W weekend w wielu polskich miastach odbyły się manifestacje antyimigranckie, a temat migrantów, granic i bezpieczeństwa Polski znów zaczął rozpalać rozmowy.
Tymczasem specjaliści powtarzają od lat, że pewna liczba imigrantów Polsce jest niezbędna do dobrego funkcjonowania. Rynek pracy opuszczają starsze i liczniejsze roczniki, których wchodzące na niego pokolenia po prostu nie są w stanie zastąpić. Według analizy Polskiego Instytutu Ekonomicznego między 2025 a 2035 r. w samym tylko przemyśle ubędzie ponad 800 tys. pracowników. Nowi pracownicy, których pojawić ma się trochę ponad 400 tys., zapełnią tę lukę jedynie w połowie.
A jak wygląda sytuacja już dzisiaj? Sprawdziła to Maria Korcz, która opisała,
ilu obecnie imigrantów pracuje w Polsce i w jakich sektorach.

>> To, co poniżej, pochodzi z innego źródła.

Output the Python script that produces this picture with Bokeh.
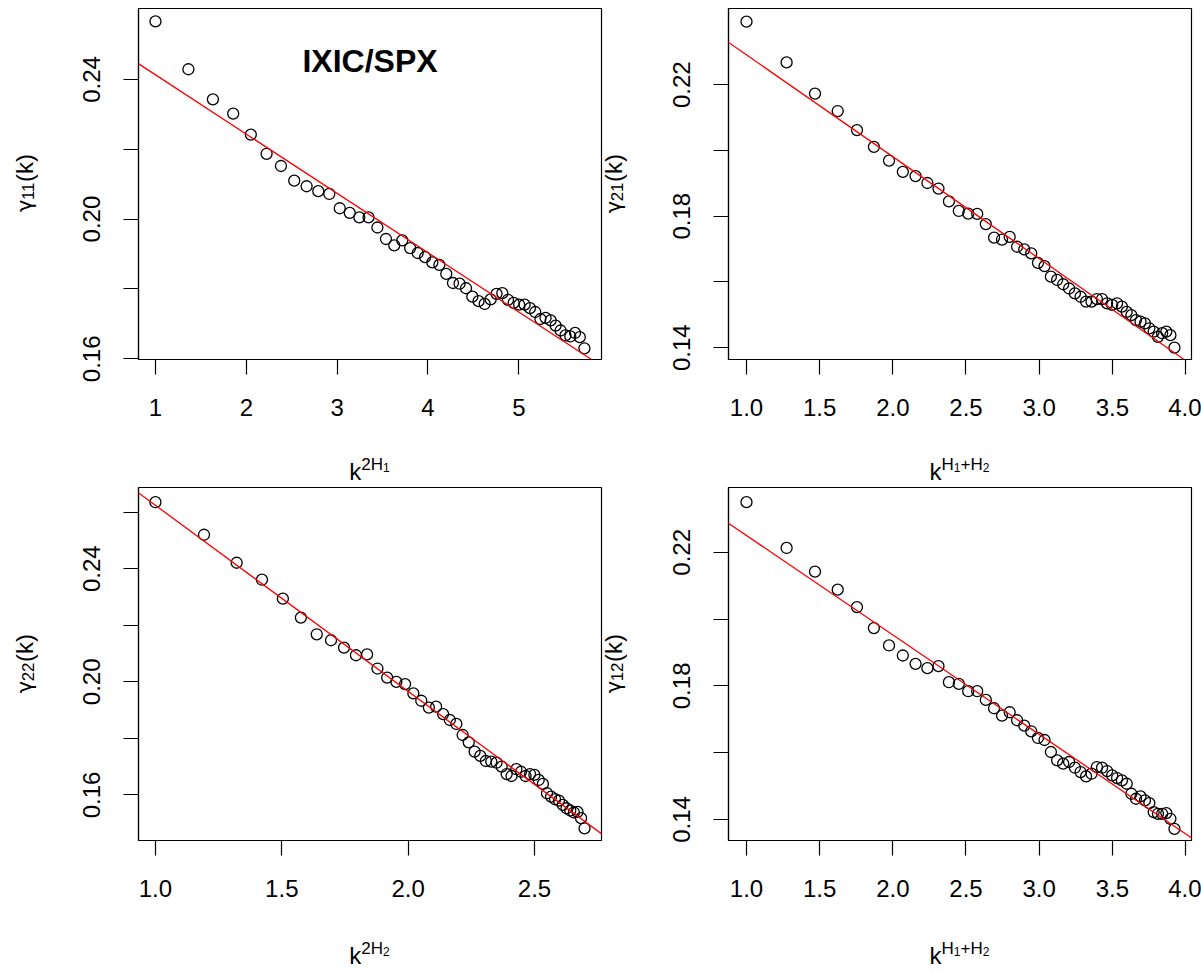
from bokeh.plotting import figure
from bokeh.models import Range1d, FixedTicker, Slope, Label, Div
from bokeh.layouts import column, row
from bokeh.embed import file_html
from bokeh.resources import INLINE

# ---------------- data ----------------
x_2h1 = [1.0, 1.3622, 1.6321, 1.8555, 2.0496, 2.2232, 2.3814, 2.5274, 2.6637, 2.7919,
         2.9131, 3.0284, 3.1383, 3.2439, 3.3453, 3.4429, 3.5371, 3.6285, 3.7170, 3.8030,
         3.8866, 3.9681, 4.0476, 4.1252, 4.2010, 4.2750, 4.3475, 4.4186, 4.4883, 4.5567,
         4.6238, 4.6897, 4.7545, 4.8182, 4.8807, 4.9425, 5.0033, 5.0632, 5.1223, 5.1804,
         5.2377, 5.2943, 5.3501, 5.4052, 5.4598, 5.5133, 5.5665, 5.6191, 5.6709, 5.7222]
x_h1h2 = [1.0, 1.2741, 1.4681, 1.6234, 1.7550, 1.8705, 1.9740, 2.0683, 2.1553, 2.2362,
          2.3119, 2.3833, 2.4508, 2.5152, 2.5766, 2.6354, 2.6918, 2.7461, 2.7985, 2.8491,
          2.8981, 2.9456, 2.9918, 3.0366, 3.0802, 3.1227, 3.1641, 3.2046, 3.2442, 3.2829,
          3.3207, 3.3577, 3.3941, 3.4297, 3.4645, 3.4988, 3.5325, 3.5656, 3.5982, 3.6301,
          3.6616, 3.6926, 3.7230, 3.7531, 3.7827, 3.8118, 3.8405, 3.8689, 3.8969, 3.9245]
x_2h2 = [1.0, 1.1922, 1.3214, 1.4215, 1.5043, 1.5755, 1.6383, 1.6948, 1.7462, 1.7935,
         1.8374, 1.8784, 1.9169, 1.9533, 1.9878, 2.0206, 2.0519, 2.0819, 2.1106, 2.1383,
         2.1649, 2.1906, 2.2155, 2.2396, 2.2629, 2.2855, 2.3074, 2.3289, 2.3497, 2.3700,
         2.3898, 2.4091, 2.4280, 2.4465, 2.4645, 2.4822, 2.4995, 2.5165, 2.5331, 2.5494,
         2.5655, 2.5812, 2.5966, 2.6118, 2.6268, 2.6414, 2.6559, 2.6701, 2.6841, 2.6979]

g11 = [0.2566, 0.2429, 0.2343, 0.2302, 0.2242, 0.2187, 0.2152, 0.2110, 0.2094, 0.2080,
       0.2072, 0.2031, 0.2018, 0.2005, 0.2005, 0.1976, 0.1943, 0.1925, 0.1939, 0.1917,
       0.1903, 0.1891, 0.1876, 0.1869, 0.1843, 0.1817, 0.1815, 0.1802, 0.1778, 0.1765,
       0.1757, 0.1770, 0.1786, 0.1788, 0.1769, 0.1760, 0.1755, 0.1755, 0.1745, 0.1734,
       0.1714, 0.1717, 0.1710, 0.1695, 0.1681, 0.1667, 0.1664, 0.1674, 0.1662, 0.1630]
g21 = [0.2392, 0.2268, 0.2173, 0.2120, 0.2062, 0.2011, 0.1969, 0.1935, 0.1922, 0.1901,
       0.1884, 0.1845, 0.1816, 0.1808, 0.1807, 0.1776, 0.1735, 0.1729, 0.1737, 0.1707,
       0.1699, 0.1687, 0.1658, 0.1648, 0.1616, 0.1606, 0.1593, 0.1580, 0.1565, 0.1555,
       0.1540, 0.1540, 0.1548, 0.1548, 0.1535, 0.1530, 0.1535, 0.1525, 0.1509, 0.1499,
       0.1484, 0.1479, 0.1474, 0.1459, 0.1449, 0.1433, 0.1444, 0.1449, 0.1438, 0.1400]
g22 = [0.2635, 0.2520, 0.2421, 0.2361, 0.2294, 0.2227, 0.2168, 0.2147, 0.2121, 0.2094,
       0.2097, 0.2047, 0.2015, 0.2000, 0.1992, 0.1959, 0.1933, 0.1909, 0.1912, 0.1886,
       0.1865, 0.1851, 0.1812, 0.1786, 0.1753, 0.1738, 0.1720, 0.1718, 0.1714, 0.1700,
       0.1674, 0.1667, 0.1691, 0.1682, 0.1667, 0.1674, 0.1671, 0.1653, 0.1639, 0.1606,
       0.1594, 0.1585, 0.1580, 0.1565, 0.1553, 0.1545, 0.1538, 0.1540, 0.1518, 0.1482]
g12 = [0.2350, 0.2213, 0.2142, 0.2088, 0.2036, 0.1973, 0.1921, 0.1891, 0.1866, 0.1853,
       0.1859, 0.1811, 0.1806, 0.1784, 0.1784, 0.1758, 0.1733, 0.1711, 0.1721, 0.1697,
       0.1681, 0.1664, 0.1644, 0.1638, 0.1602, 0.1577, 0.1567, 0.1572, 0.1555, 0.1542,
       0.1529, 0.1537, 0.1557, 0.1555, 0.1545, 0.1532, 0.1524, 0.1517, 0.1507, 0.1477,
       0.1462, 0.1469, 0.1457, 0.1449, 0.1422, 0.1417, 0.1417, 0.1419, 0.1402, 0.1372]

# fitted regression lines (intercept, slope) for panels 11, 21, 22, 12
fit_intercept = [0.2583, 0.2601, 0.3282, 0.2548]
fit_slope = [-0.01698, -0.0310, -0.06579, -0.02977]

# ticks and labels
xt_2h1 = [1, 2, 3, 4, 5]
xl_2h1 = ["1", "2", "3", "4", "5"]
xt_h = [1.0, 1.5, 2.0, 2.5, 3.0, 3.5, 4.0]
xl_h = ["1.0", "1.5", "2.0", "2.5", "3.0", "3.5", "4.0"]
xt_2h2 = [1.0, 1.5, 2.0, 2.5]
xl_2h2 = ["1.0", "1.5", "2.0", "2.5"]
yt_11 = [0.16, 0.18, 0.20, 0.22, 0.24]
yl_11 = ["0.16", "", "0.20", "", "0.24"]
yt_21 = [0.14, 0.16, 0.18, 0.20, 0.22]
yl_21 = ["0.14", "", "0.18", "", "0.22"]
yt_22 = [0.16, 0.18, 0.20, 0.22, 0.24, 0.26]
yl_22 = ["0.16", "", "0.20", "", "0.24", ""]
yt_12 = [0.14, 0.16, 0.18, 0.20, 0.22]
yl_12 = ["0.14", "", "0.18", "", "0.22"]

title_text = "IXIC/SPX"

FONT = "Liberation Sans"
FW = 463
NOMARGIN = (0, 0, 0, 0)


def panel(xs, ys, xr, yr, xt, xl, yt, yl, b, m, fh, left, right, top, bottom):
    p = figure(frame_width=FW, frame_height=fh,
               x_range=Range1d(*xr), y_range=Range1d(*yr),
               output_backend="svg", toolbar_location=None,
               min_border_left=left, min_border_right=right,
               min_border_top=top, min_border_bottom=bottom)
    p.grid.visible = False
    p.background_fill_color = "white"
    p.border_fill_color = "white"
    p.outline_line_color = "black"
    p.outline_line_width = 1.2
    p.outline_line_alpha = 1.0
    for ax, ticks, labels in ((p.xaxis[0], xt, xl), (p.yaxis[0], yt, yl)):
        ax.ticker = FixedTicker(ticks=ticks, minor_ticks=[])
        ax.major_label_overrides = {t: s for t, s in zip(ticks, labels)}
        ax.major_tick_out = 15
        ax.major_tick_in = 0
        ax.minor_tick_out = 0
        ax.minor_tick_in = 0
        ax.major_tick_line_color = "black"
        ax.major_tick_line_width = 1.2
        ax.axis_line_color = "black"
        ax.axis_line_width = 1.2
        ax.major_label_text_font = FONT
        ax.major_label_text_font_size = "24px"
        ax.major_label_text_color = "black"
    p.xaxis.major_label_standoff = 24
    p.yaxis.major_label_standoff = 23
    p.yaxis.major_label_orientation = "vertical"
    p.add_layout(Slope(gradient=m, y_intercept=b, line_color="red", line_width=1.3))
    p.scatter(xs, ys, marker="circle", size=11, fill_color=None,
              line_color="black", line_width=1.3)
    return p


def ylab_div(sub, width, pad_left, top, fh, height):
    html = (
        f'<div style="margin-top:{top}px;height:{fh}px;display:flex;align-items:center;'
        f'padding-left:{pad_left}px;font-family:\'{FONT}\';color:black;">'
        f'<span style="writing-mode:vertical-rl;transform:rotate(180deg);font-size:24px;'
        f'line-height:20px;white-space:nowrap;">'
        f'<span style="font-family:\'DejaVu Sans\';font-size:21px;">γ</span>'
        f'<span style="font-size:17px;position:relative;left:-4px;">{sub}</span>(k)'
        f'</span></div>'
    )
    return Div(text=html, width=width, height=height, margin=NOMARGIN)


def sup(t):
    return f'<span style="font-size:17px;position:relative;top:-10px;">{t}</span>'


def subsub(t):
    return f'<span style="font-size:12px;position:relative;top:2px;">{t}</span>'


def xlab_div(inner, frame_left, width, pad_top):
    html = (
        f'<div style="margin-left:{frame_left}px;width:{FW}px;text-align:center;'
        f'font-family:\'{FONT}\';font-size:24px;line-height:24px;padding-top:{pad_top}px;'
        f'color:black;white-space:nowrap;">{inner}</div>'
    )
    return Div(text=html, width=width, height=40, margin=NOMARGIN)


lab_2h1 = "k" + sup("2H" + subsub("1"))
lab_2h2 = "k" + sup("2H" + subsub("2"))
lab_h1h2 = "k" + sup("H" + subsub("1") + "+H" + subsub("2"))

# left panels: frame at x=138 (strip 0..50, figure 50..603)
# right panels: frame at x=728 (strip 603..653, figure 653..1201)
p1 = panel(x_2h1, g11, (0.813, 5.910), (0.1598, 0.2603), xt_2h1, xl_2h1, yt_11, yl_11,
           fit_intercept[0], fit_slope[0], 351, 88, 2, 8, 81)
p2 = panel(x_h1h2, g21, (0.877, 4.041), (0.1364, 0.2432), xt_h, xl_h, yt_21, yl_21,
           fit_intercept[1], fit_slope[1], 351, 75, 10, 8, 81)
p3 = panel(x_2h2, g22, (0.933, 2.765), (0.1439, 0.2687), xt_2h2, xl_2h2, yt_22, yl_22,
           fit_intercept[2], fit_slope[2], 353, 88, 2, 7, 92)
p4 = panel(x_h1h2, g12, (0.877, 4.041), (0.1337, 0.2394), xt_h, xl_h, yt_12, yl_12,
           fit_intercept[3], fit_slope[3], 353, 75, 10, 7, 92)

p1.add_layout(Label(x=FW / 2, y=299, x_units="screen", y_units="screen", text=title_text,
                    text_font=FONT, text_font_size="32px", text_font_style="bold",
                    text_align="center", text_baseline="alphabetic", text_color="black"))

top_row = row(ylab_div("11", 50, 15, 8, 351, 440), p1,
              ylab_div("21", 50, 1, 8, 351, 440), p2)
top_lab = row(xlab_div(lab_2h1, 138, 603, 20), xlab_div(lab_h1h2, 125, 598, 20))
bot_row = row(ylab_div("22", 50, 15, 7, 353, 452), p3,
              ylab_div("12", 50, 1, 7, 353, 452), p4)
bot_lab = row(xlab_div(lab_2h2, 138, 603, 12), xlab_div(lab_h1h2, 125, 598, 12))

layout = column(top_row, top_lab, bot_row, bot_lab)
open("out.html", "w").write(file_html(layout, INLINE))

Z kolei Kasia Bielecka przyjrzała się strategii imigracyjnej Polski.
A raczej temu, jak mogłaby ona wyglądać. W końcu nikt nie powiedział, że nie możemy aktywnie decydować o tym, kogo zapraszamy do naszego kraju.
Równie dobrze Polska może ustalić, że zapraszamy np. 80 proc. kobiet i 20 proc. mężczyzn. Możemy też zapraszać tylko osoby z wyższym wykształceniem, głównie specjalistów czy specjalistki.
Takie selektywne podejście z sukcesami stosują inne państwa, m.in. Kanada. Australia, Szwajcaria. Może i u nas się uda?